Member of People's Representative Council
- In office 2 October 2014 – 21 November 2018
- Succeeded by: Edy Kuntadi
- Constituency: East Java 10

Personal details
- Born: 13 May 1970 (age 54) Jakarta

= Eni Maulani Saragih =

Indonesian politician

Eni Maulani Saragih (born 13 May 1970) is an Indonesian politician who was a member of the People's Representative Council. She was first elected in the 2014 legislative election as a member of Golkar. She was arrested by the Corruption Eradication Commission in 2018, being accused of having accepted bribery, and was imprisoned until 2022.

==Background==
Eni was born in Jakarta on 13 May 1970. She completed her elementary and middle school in West Jakarta, and her high school at SMA Negeri 70 Jakarta. She later graduated from IKIP Jakarta (today Jakarta State University) in 1994, from an economic institute in 2008, and earned a masters from Trisakti University in 2013.

==Career==
In the 2014 legislative election, she was elected to the People's Representative Council as a member of Golkar after winning 84.837 votes. She represented the 10th East Java constituency, which included the regencies of Lamongan and Gresik. She was appointed as the deputy chairman of the parliament's seventh commission in April 2018, after previously being assigned to the second commission.

===Arrest===
On 13 July 2018, the Corruption Eradication Commission (KPK) apprehended Eni at the home of Social Minister Idrus Marham, along with 8 others. She was named a suspect and accused of having received bribes related to the construction of a coal-powered power plant in Riau, and that Social Minister Idrus Marham was heavily involved. KPK later named Idrus as a suspect as well, prompting his resignation.

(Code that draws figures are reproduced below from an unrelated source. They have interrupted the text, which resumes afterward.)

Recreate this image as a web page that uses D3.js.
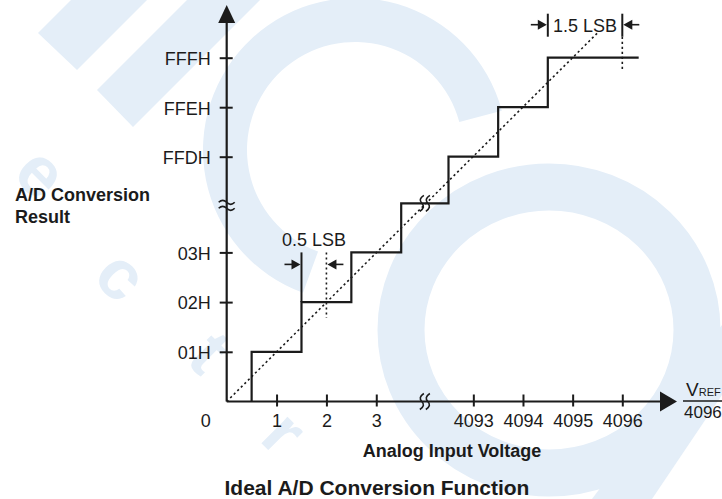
<!DOCTYPE html>
<html>
<head>
<meta charset="utf-8">
<script src="https://cdn.jsdelivr.net/npm/d3@7"></script>
<style>
body { margin: 0; background: #fff; }
svg { display: block; font-family: Arial, "Liberation Sans", sans-serif; }
</style>
</head>
<body>
<svg width="722" height="499"></svg>
<script>
// code positions on the (broken) axes: 0..3 then a break, then 4093..4096
var xTickIndex = [1, 2, 3, 5, 6, 7, 8];
var xTickLabels = ["1", "2", "3", "4093", "4094", "4095", "4096"];
var yTickIndex = [1, 2, 3, 5, 6, 7];
var yTickLabels = ["01H", "02H", "03H", "FFDH", "FFEH", "FFFH"];

// transfer function: input index where the code steps up, and the new code level
var stepX = [0.5, 1.5, 2.5, 3.5, 4.5, 5.5, 6.5];
var stepLevel = [1, 2, 3, 4, 5, 6, 7];
var stepEnd = 8.33;

// ideal (straight) transfer line, in index units
var idealLine = [[0, 0], [7.5, 7.5]];
var breakIndex = 4;

var svg = d3.select("svg");
var ink = "#1b1b1b";
var wm = "#e4eef8";

var x = d3.scaleLinear().domain([0, 3.5, 4.5, 8]).range([226.7, 401.2, 448.5, 622.3]);
var y = d3.scaleLinear().domain([0, 3, 4, 5, 7]).range([401.5, 252.4, 203.3, 156.7, 57.7]);

// -- watermark --
var bg = svg.append("g").attr("fill", wm).attr("stroke", "none");
bg.append("polygon").attr("points", "38,33 77,70 287,-140 248,-177");
bg.append("polygon").attr("points", "97,90 133,127 343,-83 307,-120");
var arc1 = d3.arc().innerRadius(108).outerRadius(152)
    .startAngle(-160 * Math.PI / 180).endAngle(75 * Math.PI / 180);
bg.append("path").attr("transform", "translate(355,150)").attr("d", arc1);
bg.append("ellipse").attr("cx", 549).attr("cy", 330).attr("rx", 148).attr("ry", 143)
  .attr("fill", "none").attr("stroke", wm).attr("stroke-width", 47);
bg.append("polygon").attr("points", "722,325 722,395 652,499 592,499");
var letters = [["e", 42, 172], ["c", 122, 275], ["t", 210, 352], ["r", 285, 432]];
bg.selectAll("text.wm").data(letters).enter().append("text")
  .attr("class", "wm")
  .attr("transform", function(d) { return "translate(" + d[1] + "," + d[2] + ") rotate(45)"; })
  .attr("text-anchor", "middle")
  .attr("dy", "0.35em")
  .style("font-size", "70px")
  .style("font-weight", "bold")
  .attr("fill", wm)
  .text(function(d) { return d[0]; });

// -- axes --
var xAxis = svg.append("g")
    .attr("transform", "translate(0," + y(0) + ")")
    .call(d3.axisBottom(x).tickValues(xTickIndex)
      .tickFormat(function(d, i) { return xTickLabels[i]; })
      .tickSize(0).tickPadding(13));
xAxis.select(".domain").remove();
xAxis.selectAll("line").attr("y1", -7).attr("y2", 5).attr("stroke", ink).attr("stroke-width", 2);
xAxis.selectAll("text").style("font-size", "18px").attr("fill", ink).style("font-family", "Arial, 'Liberation Sans', sans-serif");

var yAxis = svg.append("g")
    .attr("transform", "translate(" + x(0) + ",0)")
    .call(d3.axisLeft(y).tickValues(yTickIndex)
      .tickFormat(function(d, i) { return yTickLabels[i]; })
      .tickSize(0).tickPadding(16));
yAxis.select(".domain").remove();
yAxis.selectAll("line").attr("x1", -7).attr("x2", 6).attr("stroke", ink).attr("stroke-width", 2);
yAxis.selectAll("text").style("font-size", "18px").attr("dy", "0.38em").attr("fill", ink).style("font-family", "Arial, 'Liberation Sans', sans-serif");

svg.append("text").attr("x", x(0) - 21).attr("y", y(0) + 25.5)
  .attr("text-anchor", "middle").style("font-size", "18px").attr("fill", ink).text("0");

var axisTop = 5, axisRight = 677;
svg.append("line").attr("x1", x(0)).attr("y1", y(0)).attr("x2", x(0)).attr("y2", axisTop + 16)
  .attr("stroke", ink).attr("stroke-width", 2.2);
svg.append("line").attr("x1", x(0)).attr("y1", y(0)).attr("x2", axisRight - 14).attr("y2", y(0))
  .attr("stroke", ink).attr("stroke-width", 2.2);
svg.append("path").attr("fill", ink)
  .attr("d", "M" + x(0) + "," + axisTop + "L" + (x(0) - 8.5) + "," + (axisTop + 18) + "L" + (x(0) + 8.5) + "," + (axisTop + 18) + "Z");
svg.append("path").attr("fill", ink)
  .attr("d", "M" + axisRight + "," + y(0) + "L" + (axisRight - 17) + "," + (y(0) - 10) + "L" + (axisRight - 17) + "," + (y(0) + 10) + "Z");

// -- ideal line --
svg.append("line")
  .attr("x1", x(idealLine[0][0])).attr("y1", y(idealLine[0][1]))
  .attr("x2", x(idealLine[1][0])).attr("y2", y(idealLine[1][1]))
  .attr("stroke", ink).attr("stroke-width", 1.6).attr("stroke-dasharray", "2.2,2.8");

// -- staircase --
var pts = [[stepX[0], 0]];
stepX.forEach(function(d, i) { pts.push([d, stepLevel[i]]); });
pts.push([stepEnd, stepLevel[stepLevel.length - 1]]);
svg.append("path")
  .attr("d", d3.line().x(function(d) { return x(d[0]); }).y(function(d) { return y(d[1]); })
    .curve(d3.curveStepAfter)(pts))
  .attr("fill", "none").attr("stroke", ink).attr("stroke-width", 2.2);

// -- break marks --
function vBreak(cx, cy) {
  [-3, 3].forEach(function(o) {
    var c = cx + o;
    svg.append("path")
      .attr("d", "M" + (c + 2) + "," + (cy - 8) + "Q" + (c - 4) + "," + (cy - 4) + " " + c + "," + cy +
                 "Q" + (c + 4) + "," + (cy + 4) + " " + (c - 2) + "," + (cy + 8))
      .attr("fill", "none").attr("stroke", ink).attr("stroke-width", 1.6);
  });
}
function hBreak(cx, cy) {
  [-3, 3].forEach(function(o) {
    var c = cy + o;
    svg.append("path")
      .attr("d", "M" + (cx - 8) + "," + c + "Q" + (cx - 4) + "," + (c - 4) + " " + cx + "," + c +
                 "Q" + (cx + 4) + "," + (c + 4) + " " + (cx + 8) + "," + c)
      .attr("fill", "none").attr("stroke", ink).attr("stroke-width", 1.6);
  });
}
vBreak(x(breakIndex), y(0));
vBreak(x(breakIndex), y(breakIndex));
hBreak(x(0), y(breakIndex) + 2);

// -- LSB annotations --
function arrow(tip, yy, dir) {
  // dir = +1 points right, -1 points left
  svg.append("line").attr("x1", tip - dir * 16).attr("x2", tip - dir * 7).attr("y1", yy).attr("y2", yy)
    .attr("stroke", ink).attr("stroke-width", 1.6);
  svg.append("path").attr("fill", ink)
    .attr("d", "M" + tip + "," + yy + "L" + (tip - dir * 9) + "," + (yy - 5) + "L" + (tip - dir * 9) + "," + (yy + 5) + "Z");
}
function vline(xx, y1, y2, dotted) {
  var l = svg.append("line").attr("x1", xx).attr("x2", xx).attr("y1", y1).attr("y2", y2)
    .attr("stroke", ink).attr("stroke-width", dotted ? 1.6 : 2);
  if (dotted) l.attr("stroke-dasharray", "2.2,2.8");
}

// 0.5 LSB
vline(x(1.5), y(2), y(3), false);
vline(x(2), y(3), y(2) + 16, true);
arrow(x(1.5) - 1, y(3) + 12, 1);
arrow(x(2) + 1, y(3) + 12, -1);
svg.append("text").attr("x", (x(1.5) + x(2)) / 2).attr("y", y(3) - 6)
  .attr("text-anchor", "middle").style("font-size", "18px").attr("fill", ink).text("0.5 LSB");

// 1.5 LSB
var topY = y(7) - 44;
vline(x(6.5), topY, topY + 23, false);
vline(x(8), topY, topY + 23, false);
vline(x(8), topY + 23, y(7) + 14, true);
arrow(x(6.5) - 1, topY + 11, 1);
arrow(x(8) + 1, topY + 11, -1);
svg.append("text").attr("x", (x(6.5) + x(8)) / 2).attr("y", topY + 18)
  .attr("text-anchor", "middle").style("font-size", "18px").attr("fill", ink).text("1.5 LSB");

// -- VREF / 4096 --
var vr = svg.append("text").attr("x", 686).attr("y", 396).attr("fill", ink);
vr.append("tspan").style("font-size", "19px").text("V");
vr.append("tspan").style("font-size", "11px").text("REF");
svg.append("line").attr("x1", 683).attr("x2", 722).attr("y1", 401).attr("y2", 401)
  .attr("stroke", ink).attr("stroke-width", 1.5);
svg.append("text").attr("x", 684).attr("y", 417.5).style("font-size", "17px").attr("fill", ink).text("4096");

// -- titles --
svg.append("text").attr("x", 15).attr("y", 201).style("font-size", "18px").style("font-weight", "bold")
  .attr("fill", ink).text("A/D Conversion");
svg.append("text").attr("x", 15).attr("y", 223).style("font-size", "18px").style("font-weight", "bold")
  .attr("fill", ink).text("Result");
svg.append("text").attr("x", 452).attr("y", 457).attr("text-anchor", "middle")
  .style("font-size", "18px").style("font-weight", "bold").attr("fill", ink).text("Analog Input Voltage");
svg.append("text").attr("x", 377).attr("y", 495).attr("text-anchor", "middle")
  .style("font-size", "21px").style("font-weight", "bold").attr("fill", ink).text("Ideal A/D Conversion Function");
</script>
</body>
</html>
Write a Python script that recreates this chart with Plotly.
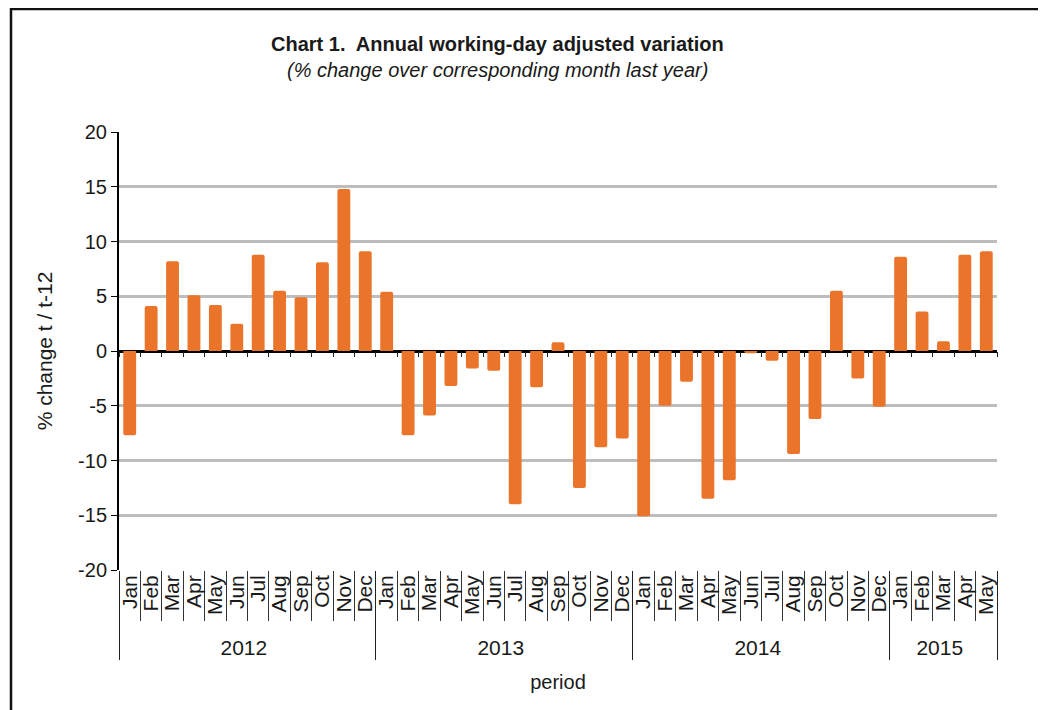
import plotly.graph_objects as go

years = ["2012"] * 12 + ["2013"] * 12 + ["2014"] * 12 + ["2015"] * 5
months = (["Jan", "Feb", "Mar", "Apr", "May", "Jun", "Jul", "Aug", "Sep", "Oct", "Nov", "Dec"] * 3
          + ["Jan", "Feb", "Mar", "Apr", "May"])
values = [
    -7.7, 4.1, 8.2, 5.1, 4.2, 2.5, 8.8, 5.5, 4.9, 8.1, 14.8, 9.1,
    5.4, -7.7, -5.9, -3.2, -1.6, -1.8, -14.0, -3.3, 0.8, -12.5, -8.8, -8.0,
    -15.1, -5.0, -2.8, -13.5, -11.8, -0.2, -0.9, -9.4, -6.2, 5.5, -2.5, -5.1,
    8.6, 3.6, 0.9, 8.8, 9.1,
]
y_ticks = [20, 15, 10, 5, 0, -5, -10, -15, -20]

title = "<b>Chart 1.  Annual working-day adjusted variation</b>"
subtitle = "<i>(% change over corresponding month last year)</i>"
y_title = "% change t / t-12"
x_title = "period"

narrow = "Liberation Sans Narrow, Arial Narrow, Liberation Sans, Arial, sans-serif"
sans = "Liberation Sans, Arial, sans-serif"
orange = "#E9742A"
ink = "#1a1a1a"

# page body adds an 8px offset; plot area spans screen x 119..997, y 132..570
OFF = 8
PX0, PX1, PY0, PY1 = 119, 997, 132, 570
PW, PH = PX1 - PX0, PY1 - PY0


def px(x):
    return (x - PX0) / PW


def py(y):
    return (PY1 - y) / PH


fig = go.Figure()
fig.add_trace(go.Bar(
    x=[years, months], y=values,
    marker=dict(color=orange, cornerradius=2, line=dict(width=0)),
    hoverinfo="skip",
))
idx = [f"{y}-{m}" for y, m in zip(years, months)]
fig.add_trace(go.Scatter(
    x=idx, y=[0] * len(idx), xaxis="x2", mode="markers",
    marker=dict(size=0.1, opacity=0), hoverinfo="skip", showlegend=False,
))

W, H = 1046 - OFF, 710 - OFF
fig.update_layout(
    width=W, height=H,
    margin=dict(l=PX0 - OFF, r=W - (PX1 - OFF), t=PY0 - OFF, b=H - (PY1 - OFF)),
    paper_bgcolor="white", plot_bgcolor="white",
    showlegend=False, bargap=0.4,
    font=dict(family=sans, size=18, color=ink),
    xaxis=dict(
        type="multicategory",
        tickmode="linear", tick0=0, dtick=1,
        tickangle=-90,
        tickfont=dict(family=sans, size=21, color=ink),
        ticks="outside", ticklen=50, tickcolor="#333333", tickwidth=1,
        showline=False, showgrid=False, zeroline=False,
        dividercolor="#222222", dividerwidth=1,
        title=dict(text=x_title, font=dict(family=sans, size=20, color=ink), standoff=16),
    ),
    xaxis2=dict(
        type="category", overlaying="x", anchor="free", position=0.5,
        side="bottom", range=[-0.5, len(idx) - 0.5],
        tickmode="linear", tick0=0, dtick=1,
        ticks="outside", ticklen=5, tickcolor="#222222", tickwidth=1,
        tickson="boundaries",
        showticklabels=False, showgrid=False, showline=False, zeroline=False,
    ),
    yaxis=dict(
        range=[-20, 20], tickvals=y_ticks, ticktext=[str(v) for v in y_ticks],
        showgrid=True, gridcolor="#BDBDBF", gridwidth=2.5,
        zeroline=True, zerolinecolor="#000000", zerolinewidth=2.5,
        showline=True, linecolor="#000000", linewidth=2,
        ticks="outside", ticklen=6, tickcolor="#000000", tickwidth=1,
        tickfont=dict(family=sans, size=20, color=ink),
        title=dict(text=y_title, font=dict(family=sans, size=21, color=ink), standoff=20),
    ),
)

# outer frame
fig.add_shape(type="rect", xref="paper", yref="paper",
              x0=px(11), x1=px(1044), y0=py(730), y1=py(9),
              line=dict(color="#111111", width=2.5), fillcolor="rgba(0,0,0,0)", layer="below")

fig.add_annotation(text=title, xref="paper", yref="paper",
                   x=px(497), y=py(44), showarrow=False,
                   font=dict(family=narrow, size=20, color=ink), yanchor="middle")
fig.add_annotation(text=subtitle, xref="paper", yref="paper",
                   x=px(497), y=py(70), showarrow=False,
                   font=dict(family=narrow, size=20, color=ink), yanchor="middle")

fig.write_html("out.html")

She returned Rp 500 million (US$34,000) to investigators and was reportedly being cooperative, with her proposing to be a justice collaborator. She was sentenced to six years in prison in March 2019. Her replacement Edy Kuntadi was sworn into the parliament on 21 November 2018. On 17 August 2022, she received a remission due to Indonesia's independence day, and she was released on the same day.

==Family==
She is married to M Al Khadziq, who was elected as the regent of Temanggung in 2018. The couple has three children.